3. Teamwork: Few ventures succeed without formal and informal partnerships. There’s just too much to do for any single individual. You need to learn how to work with others on different fronts to push a venture forward. A successful marriage also requires an ample amount of teamwork. Whether you are coping with housework, raising children, or dealing with a crisis, a couple needs to carefully coordinate their efforts and find negotiated solutions to be successful. You think the teamwork skills you developed during your undergraduate or master’s program will prepare you for starting a venture? To master the skills of teamwork, coordination, and compromise, get married.
4. Passion and Love: To be successful as an entrepreneur you need to have passion for your work, your customers, and others integral to your venture. It’s not just money that keeps you going during difficult times, it’s the thought that if you give up, you can’t keep doing what you most love to do. Marriage teaches you what real love is all about.

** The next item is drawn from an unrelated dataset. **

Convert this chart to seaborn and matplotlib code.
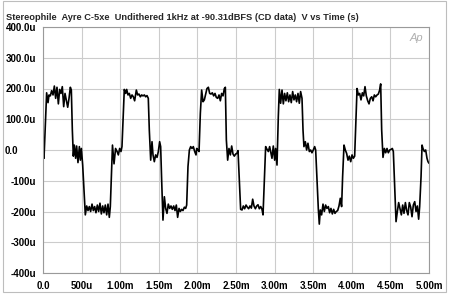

It’s not just loving your spouse when times are easy and the going is good; it’s unconditional love, pressing forward, no matter the challenges that you’re currently facing or that lie ahead. Take this idea of love, and apply it to starting up. Don’t give up on your venture and your customers just because times are tough.
5. Persistence: Most entrepreneurs and investors acknowledge that the number one factor separating successful and failed ventures is persistence. A persistent founding team eventually gets traction with some product and strategy. As a classic example, consider the early days of Hewlett Packard. Before finding success in the instruments business, Bill Hewlett and Dave Packard tried marketing a “bowling alley foul-line indicator, a clock drive for a telescope, a thing to make a urinal flush automatically, and a shock machine to make people lose weight.” [1] Marriage also requires persistence; not blind persistence, but persistence coupled with growth. It’s persistence while improving your skills along a range of dimensions, including those mentioned above (e.g., listening, learning, teamwork, passion). Just like Hewlett and Packard moved beyond shock machines to greener pastures in the instruments business, as a couple you need to persist and grow beyond your early challenges in marriage.
Now it’s time to succeed in your marriage and with your new venture. Best of luck in both pursuits!